A life of creation: Designer Patricia Michaels named 2024 Living Treasure

May 22—Patricia Michaels' hand-painted textiles tell stories of snowy aspens, mountain walks and raindrops, as well as birth, struggle and triumph.

The Museum of Indian Arts and Culture (MIAC) has named the Santa Fe designer the 2024 recipient of its Living Treasure Award.

The award is part of the annual MIAC Native Treasures Art Market on Memorial Day weekend. It honors Native American artists who have made outstanding artistic contributions to the field of Indigenous arts and culture.

"When they told me, I cried," Michaels said in a telephone interview from Santa Fe. "I was like, what? Are you serious? Are you going to change your mind?"

The artist is known for her haute couture designs.

Growing up in Santa Fe and Taos, she was surrounded by beauty — the cultures, landscapes and the art, all of which influenced her design aesthetic.

She became widely known through participation in the Emmy Award-winning season 11 of "Project Runway."

When Michaels was growing up, her family members and friends made their own ceremonial clothing. From the age of 4, she sat at her mother's feet as she cut and sewed hand-me-down clothing to fit her daughter. Her grandfather brain-tanned his own deer hide to stitch his own moccasins.

"I learned different techniques and styles and I thought it was fascinating," Michaels said.

"They were very prolific in my family," she added. "They would dance and they would sing. There wasn't a pair of hands I didn't appreciate."

By the time she was in Santa Fe High School, she was designing sports and cheerleader uniforms. It formed the nucleus of her self-expression outside of the pueblo.

Michaels lived in the old Taos Pueblo with her grandparents for three years as a teenager.

Later, she worked in the Santa Fe Opera's costume department, a job she had dreamed of since childhood.

"I knew it was the only place where I could learn good production," she said.

Michaels studied at both the Institute of American Indian Arts and, following the example of her mentor Lloyd Kiva New, the School of the Art Institute of Chicago.

Her textile designing flourished and she set up a company, PM Waterlily LLC. The label combines her initials and her Native name, Waterlily.

"Years later, I went to Italy and worked with an Italian tailor," she added.

Michaels was the first Native American to have a label at New York's Fashion Week, and the first to appear on "Project Runway."

During the show's 11th season, Michaels presented a blue dress covered with handcrafted mica pendants and a head piece whose filaments veiled the model's face. She placed first runner-up.

Today, her designs weave haute couture with traditional Native motifs, much of it on silk.

"I had a pet black widow in the fourth grade," Michaels said. "I wanted to see how silk is made. It was very fast and messy.
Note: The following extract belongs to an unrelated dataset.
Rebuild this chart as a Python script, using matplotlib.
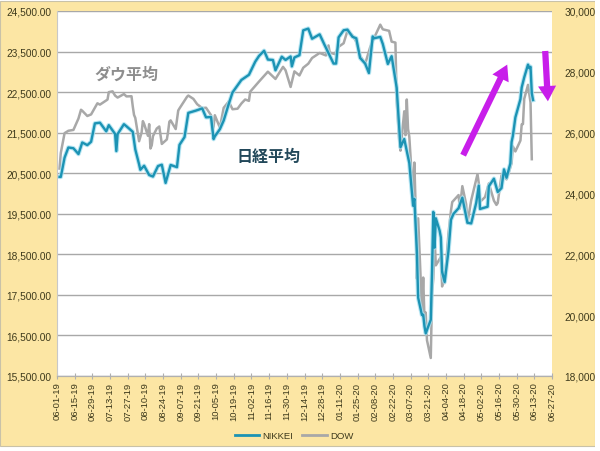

I feel like that transferred itself into my inner child. I reinvent and reinvent, and that always calls me."

She sometimes begins by sketching out her ideas on paper. When she's feeling particularly inspired, she paints directly onto the fabric.

Paper bread is her latest inspiration. Also known as piki bread (Hopi Pueblo) and pe' lee bread (Taos Pueblo), it's made using blue cornmeal.

"It translates really well in the silk," Michaels said. "They're very asymmetrical garments."

She often translates flowers from nature, using layers of ethereal silk. Fiber reactive dye becomes her paint.

In 2023, Michaels dressed the Canadian actress Tantoo Cardinal for the Cannes Film Festival premiere of "Killers of the Flower Moon," directed by Martin Scorsese. IAIA bought the dress for its collection.

"It was all hand-painted eagle feathers," Michaels said. "Those are my signature.

"She called me and asked me if I was interested," she continued. "An hour later, I had the designs."

Michael's work can also be seen in the MIAC exhibit "Painted By Hand: The Textiles of Patricia Michaels."